Ms. Riefenstahl lied about her age in 1973 to be passed an official licence to go deep-diving in the Pacific Ocean. She started collecting images of the underwater beauty then, and she did not stop when a shark showed his appreciation of her by head-butting her 3 times, as documented on a TV documentary in 2002.

A film of her life is being developed by Jodie Foster, who will direct and star in the piece.

In an interview shortly before her death, she stated that if she had known that Triumph des Willens (1935) would have haunted her career, she would have never made it.

Biography in: John Wakeman, editor. "World Film Directors, Volume One, 1890- 1945". Pages 952-957. New York: The H.W. Wilson Company, 1987.
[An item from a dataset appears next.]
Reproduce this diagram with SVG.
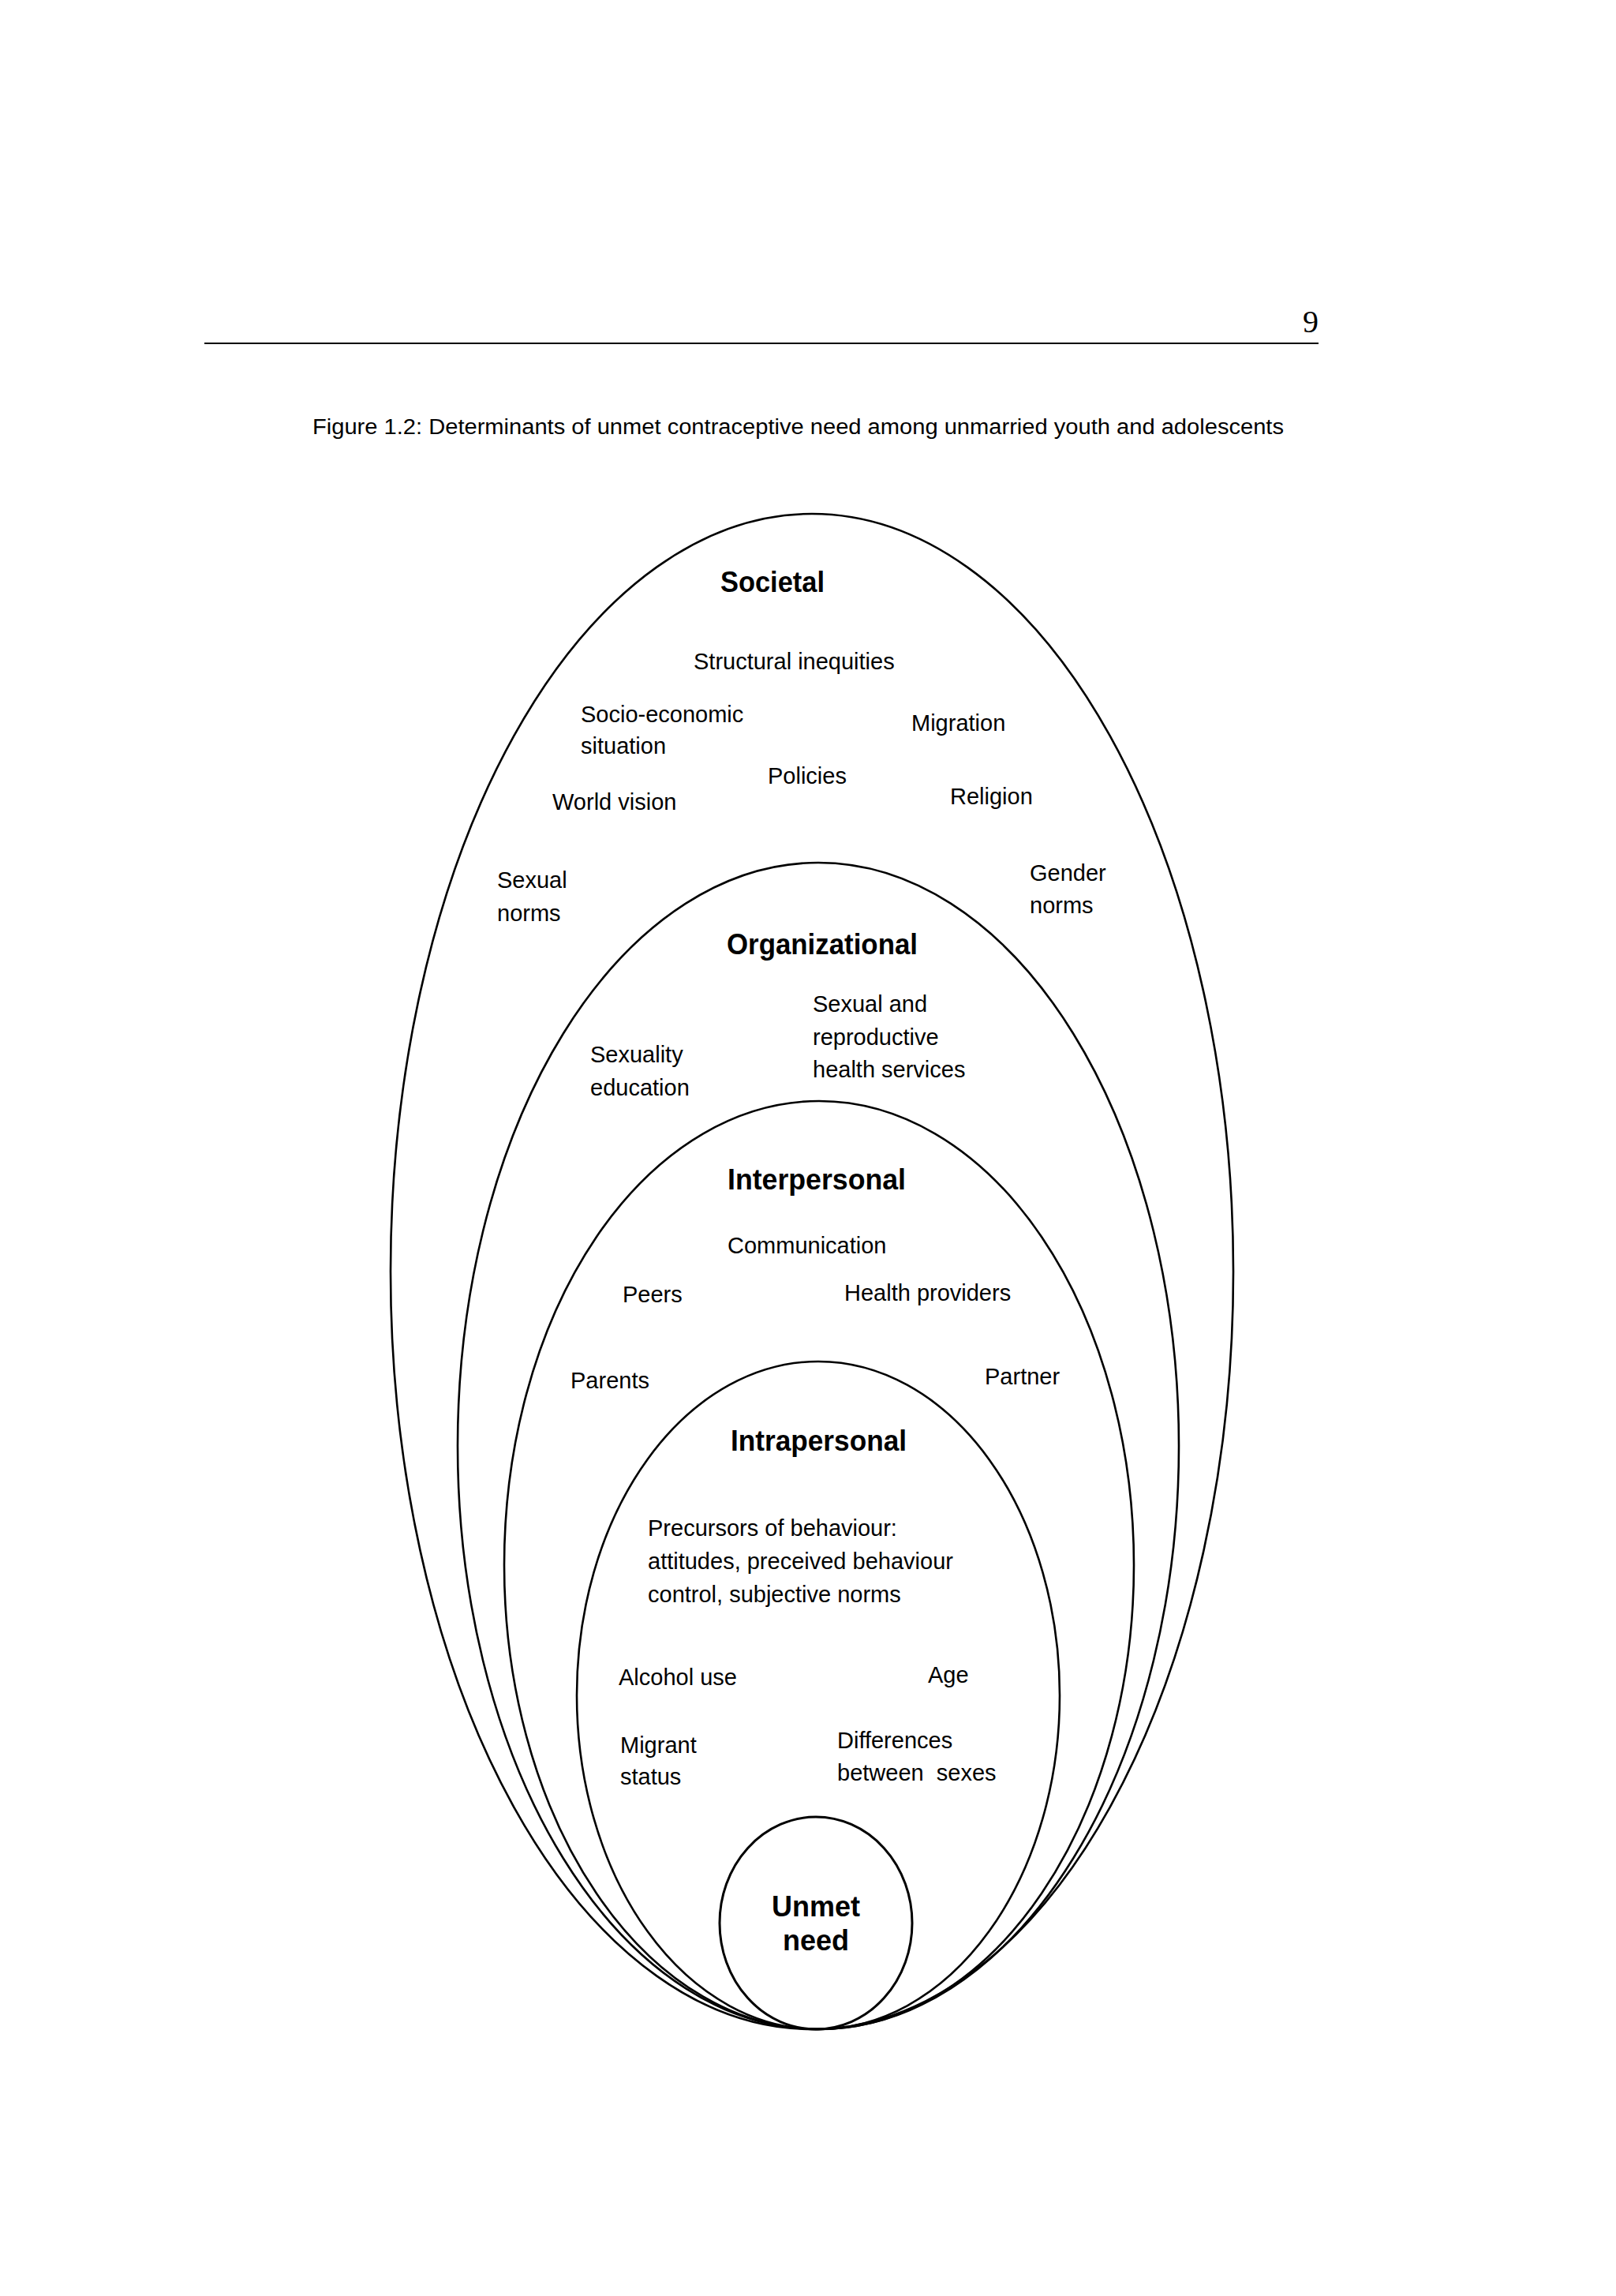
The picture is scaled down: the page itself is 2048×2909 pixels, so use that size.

Holds the record for the longest length of time in between projects. After Tiefland (1954), it was 48 years before she directed another film, the documentary Impressionen unter Wasser (2002). She's also the oldest director to helm a documentary. She was 99 when she made the latter film.

Died about a week after her 101st birthday.

A band called the World/Inferno Friendship Society has a song out called "Leni at the End of Time.".

Her second husband, Horst Kettner, had been her companion since the 1968. He was 42 years younger than her. They married right before her death.


Personal Quotes

"I filmed the truth as it was then. Nothing more."

[recalling at age 83 her 1936 film Olympia 1. Teil - Fest der Völker (1938), which identified her with Adolf Hitler and the Nazi Party] "They killed me then. I am a ghost."

[In a 1993 interview, commenting on her work with the Nazi party] "Being sorry isn't nearly enough, but I can't tear myself apart or destroy myself. It's so terrible. I've suffered anyway for over half a century and it will never end, until I die. It's such an incredible burden, that to say 'sorry'... it's inadequate, it expresses too little."